Upton Bell’s mother, who was a musical comedy actress on Broadway and a member of Ziegfield’s Follies, was once invited to a dinner with Al Capone.
As Bell recounts the dinner in his book about his long and colorful career, “Present at the Creation, My Life in the NFL and the Rise of America’s Game,” written with Ron Borges, she had a question for Capone.
“She naively asked Capone why all the women were sitting with their backs to the door,’’ he wrote.
His father was Bert Bell, the NFL commissioner from 1946 until he died of a heart attack in 1960 watching the Eagles play in his hometown of Philadelphia.
Upton said that his father was asked (Bell doesn’t say who asked) to check with Capone (who was in prison at the time) if the Lindbergh baby kidnapping was the work of the Mob. Within 48 hours, Capone got back to him and said it wasn’t.
Those are just two of the fascinating anecdotes that Bell included in his book.
After his father died, he was hired by then-Baltimore Colts owner Carroll Rosenbloom and eventually became the team’s personnel director in the Johnny Unitas era. During his time with the team, they went to three NFL title games and two Super Bowls.
He then made a decision that virtually ended his career in football when he accepted the job as the youngest general manager in the league at age 33 with the New England Patriots.
The Patriots in those days were a chaotic organization run by Billy Sullivan and a board of directors, and Bell was fired late in his second season.
Except for owning the Charlotte team in the World Football League, he never worked in pro football again.
Sullivan’s son, Chuck Sullivan, apparently gave bad reviews about Bell to Sullivan’s fellow owners, and Bell never was able to get another GM job.
Bell doesn’t mention it, but Chuck Sullivan wound up backing the Michael Jackson Victory Tour in 1984 and put up the stadium as collateral.

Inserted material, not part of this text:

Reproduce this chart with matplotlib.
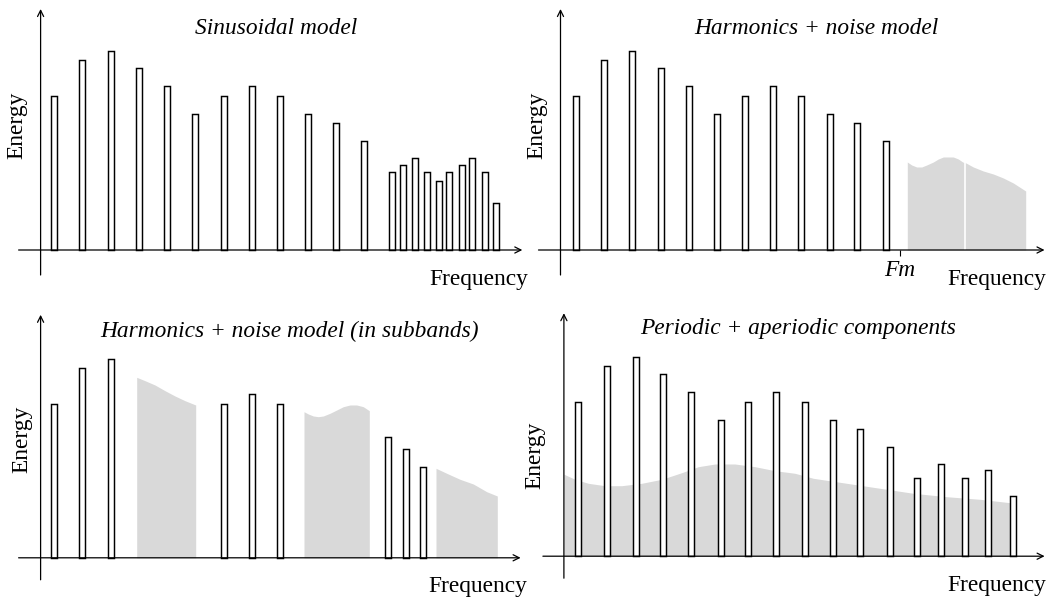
import matplotlib.pyplot as plt

W, H, DPI = 1049, 597, 100

# Harmonic amplitudes (same envelope in every spectrum), in pixels above the axis
harm_heights = [154, 190, 199, 182, 164, 136, 154, 164, 154, 136, 127, 109]

# Sinusoidal model
sin_freqs = [13.5, 41.6, 70.3, 98, 126.4, 154.8, 183.2, 211.3, 239.3, 267.4,
             295.8, 323.8, 350.9, 362.7, 373.9, 386, 398.2, 408.4, 421.2,
             431.7, 444.2, 455.7]
sin_heights = harm_heights + [78, 85, 92, 78, 69, 78, 85, 92, 78, 47]

# Harmonics + noise model
hn_freqs = [15.8, 43.5, 71.8, 100.5, 128.2, 156.2, 184.9, 212.5, 240.5,
            269.2, 296.9, 325.2]
hn_heights = harm_heights
hn_fm = 339.5
hn_noise_f = [346.8, 351.2, 356.2, 361.2, 366.2, 372.8, 377.8, 382.8, 387.8,
              392.8, 397.8, 402.2, 405.5, 412.8, 422.8, 432.8, 442.8, 452.8,
              465.2]
hn_noise_e = [88, 85, 83, 83, 85, 88, 91, 93, 93, 93, 91, 88, 87, 83, 79, 76,
              72, 67, 59]
hn_noise_split = 404.5

# Harmonics + noise model (in subbands)
sb_freqs = [13.5, 41.5, 70.3, 183.2, 211.3, 239.3, 347.2, 365.4, 382.7]
sb_heights = [154, 190, 199, 154, 164, 154, 121, 109, 91]
sb_band1_f = [96.1, 104.4, 114.4, 124.4, 134.4, 144.4, 155.1]
sb_band1_e = [180.5, 177.1, 172.8, 167.1, 161.8, 157.1, 152.8]
sb_band2_f = [263.4, 267.7, 272.7, 277.7, 282.7, 289.4, 296.1, 302.7, 309.4,
              316.1, 322.7, 328.7]
sb_band2_e = [146.1, 143.8, 141.8, 141.1, 141.8, 144.5, 147.8, 151.1, 152.8,
              152.8, 151.1, 147.1]
sb_band3_f = [395.4, 406.1, 419.4, 432.7, 446.1, 456.7]
sb_band3_e = [89.5, 84.5, 78.5, 73.8, 66.1, 61.8]

# Periodic + aperiodic components
pa_freqs = [14.5, 42.8, 71.8, 99.5, 127.5, 156.8, 184.5, 211.8, 241.2, 268.9,
            296.1, 325.9, 353.2, 377.1, 401.4, 424.4, 448.7]
pa_heights = harm_heights + [78, 92, 78, 86, 60]
pa_noise_f = [0, 11.1, 24.4, 41.1, 57.8, 77.8, 97.8, 117.8, 134.4, 151.1,
              171.1, 191.1, 211.1, 231.1, 249.4, 282.8, 316.1, 349.4, 382.8,
              416.1, 446.1]
pa_noise_e = [82, 76.9, 72.9, 70.5, 70.5, 72.9, 76.9, 83.5, 89.5, 92.2, 92.2,
              89.5, 85.5, 82.9, 77.9, 72.9, 67.9, 62.9, 59.5, 56.9, 53.5]

GRAY = '#d9d9d9'
FONT = ['Liberation Serif', 'DejaVu Serif']
FS = 16.8
BAR_W = 6

plt.rcParams['font.family'] = FONT


def make_panel(fig, box, origin):
    """Axes over a pixel box whose data units are pixels from the origin."""
    x0, y0, x1, y1 = box
    ox, oy = origin
    ax = fig.add_axes([x0 / W, 1 - y1 / H, (x1 - x0) / W, (y1 - y0) / H])
    ax.set_xlim(x0 - ox, x1 - ox)
    ax.set_ylim(oy - y1, oy - y0)
    ax.patch.set_visible(False)
    for s in ax.spines.values():
        s.set_visible(False)
    ax.set_xticks([])
    ax.set_yticks([])
    return ax


def draw_axes(ax, xlim, ylim):
    arrow = dict(arrowstyle='->', lw=0.9, color='black', shrinkA=0,
                 shrinkB=0, mutation_scale=11)
    ax.annotate('', xy=(xlim[1], 0), xytext=(xlim[0], 0), arrowprops=arrow,
                annotation_clip=False, zorder=5)
    ax.annotate('', xy=(0, ylim[1]), xytext=(0, ylim[0]), arrowprops=arrow,
                annotation_clip=False, zorder=5)


def draw_labels(ax, title, title_pos, energy_pos, freq_pos):
    ax.text(*title_pos, title, style='italic', fontsize=FS, ha='center',
            va='center', clip_on=False)
    ax.text(*energy_pos, 'Energy', rotation=90, fontsize=FS, ha='center',
            va='center', clip_on=False)
    ax.text(*freq_pos, 'Frequency', fontsize=FS, ha='center', va='center',
            clip_on=False)


def draw_bars(ax, freqs, heights):
    ax.bar(freqs, heights, width=BAR_W, bottom=0, facecolor='white',
           edgecolor='black', linewidth=1.05, zorder=3)


fig = plt.figure(figsize=(W / DPI, H / DPI), dpi=DPI)

# Top left: sinusoidal model
ax1 = make_panel(fig, (0, 0, 525, 297), (40.6, 250))
draw_axes(ax1, (-22, 481.7), (-25, 241))
draw_bars(ax1, sin_freqs, sin_heights)
draw_labels(ax1, 'Sinusoidal model', (236, 222), (-23.7, 125),
            (437.8, -29.5))

# Top right: harmonics + noise model
ax2 = make_panel(fig, (525, 0, 1049, 297), (560.5, 250))
draw_axes(ax2, (-22, 484), (-25, 241))
ax2.fill_between(hn_noise_f, 0, hn_noise_e, color=GRAY, linewidth=0,
                 zorder=1)
ax2.vlines(hn_noise_split, 0, max(hn_noise_e), color='white', linewidth=1.2,
           zorder=2)
draw_bars(ax2, hn_freqs, hn_heights)
draw_labels(ax2, 'Harmonics + noise model', (255.5, 222), (-23.6, 125),
            (436.5, -30))
ax2.spines['bottom'].set_position(('data', 0))
ax2.set_xticks([hn_fm], ['Fm'])
ax2.tick_params(axis='x', direction='out', length=4, width=0.8, pad=3,
                labelsize=FS)
for lab in ax2.get_xticklabels():
    lab.set_style('italic')

# Bottom left: harmonics + noise model in subbands
ax3 = make_panel(fig, (0, 297, 525, 597), (40.6, 557.8))
draw_axes(ax3, (-22, 480), (-22, 243))
for bf, be in [(sb_band1_f, sb_band1_e), (sb_band2_f, sb_band2_e),
               (sb_band3_f, sb_band3_e)]:
    ax3.fill_between(bf, 0, be, color=GRAY, linewidth=0, zorder=1)
draw_bars(ax3, sb_freqs, sb_heights)
draw_labels(ax3, 'Harmonics + noise model (in subbands)', (249.3, 226),
            (-18.6, 118.5), (437.4, -28.5))

# Bottom right: periodic + aperiodic components
ax4 = make_panel(fig, (525, 297, 1049, 597), (563.9, 556.2))
draw_axes(ax4, (-21, 480.7), (-22, 243))
ax4.fill_between(pa_noise_f, 0, pa_noise_e, color=GRAY, linewidth=0,
                 zorder=1)
draw_bars(ax4, pa_freqs, pa_heights)
draw_labels(ax4, 'Periodic + aperiodic components', (234.1, 227.4),
            (-28.7, 101), (433.1, -29.8))

fig.savefig('out.png', dpi=DPI)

The tour was a financial disaster for the Sullivan family, costing them $20 million and eventually leading to Bob Kraft buying the team.
Wellington Mara did want to hire Bell to run the Giants in 1979, but his nephew, Tim Mara, who co-owned the team, balked at hiring an executive close to Wellington. So the job went to George Young, who had worked with Bell in Baltimore.
Bell then made a seamless transition to radio and TV and interviewed, among others, Sir Edmund Hillary, Stephen Hawking, Annie Leibovitz, the first president George Bush, Bill Clinton and Muhammad Ali.
There were several “what ifs” during his career. His dad had decided to step down as commissioner and had negotiated a $900,000 bank loan to buy the Eagles when he died.
If the deal had gone through before he died, Upton today would be a billionaire owner of the Eagles.
He saw the potential in pro football and also tried to put together investor groups to buy the Eagles a few years later and to buy the expansion Tampa Bay Buccaneers in the 1970s, but both fell through.
He is not bitter about how things turned out.
“I was one of the lucky ones,” he wrote. “I’ve been blessed with two careers. I’ve been blessed to know two careers and love them both. One of them, pro football, allowed me to live out my boyhood dreams and spend many years at the highest level of the greatest game there is.”
He provides many insights into what it was like working in pro football in those days, especially as a scout in the segregated south.
“As I moved from town to town, I saw those colored-only and whites-only signs on bathrooms and lunch counters,” he wrote. “You knew it existed so it wasn’t shocking, but it leapt out at you … It didn’t take long to decide I needed to be careful.”
He recalls stopping at a gas station in Alabama and using the restroom and saying “that’s terrible” to the attendant in a references to the whites-only sign.
“Keep that up and you may get your brains blown out. If you don’t think so, I got my gun in the office, mister. Fill up and get gone,’’ the attendant replied.
Bell was scouting Memphis State in 1968. He planned to stay anther day, but an assistant told him Martin Luther King Jr. was coming to Memphis to support a sanitation workers and that there might be a problem. It was all over the news. So Bell flew home to Baltimore that night and turned on the TV and found out that King had been shot.
He also talks about his days with the Colts and what it was like being on the losing end of Super Bowl III.
He also rates Unitas and Tom Brady as his two top quarterbacks but said Brady wouldn’t be playing until he was 42 if he played in Unitas’ era because of the beatings that quarterbacks took that were legal in those days.
He also rates Paul Brown as the best coach. No surprise there. He has Don Shula second and may not be unbiased because he worked with him. But even though Shula won the most regular season games, he was 19-17 in the playoffs and lost five championship games, including four Super Bowls.
Bell is also concerned about the future of the NFL and whether it will be the victim of overexposure.
Still, he says every Sunday he has three TV sets tuned into all the pregame and postgame shows and the games.
“You see, I’m hooked … for the time being,” he wrote.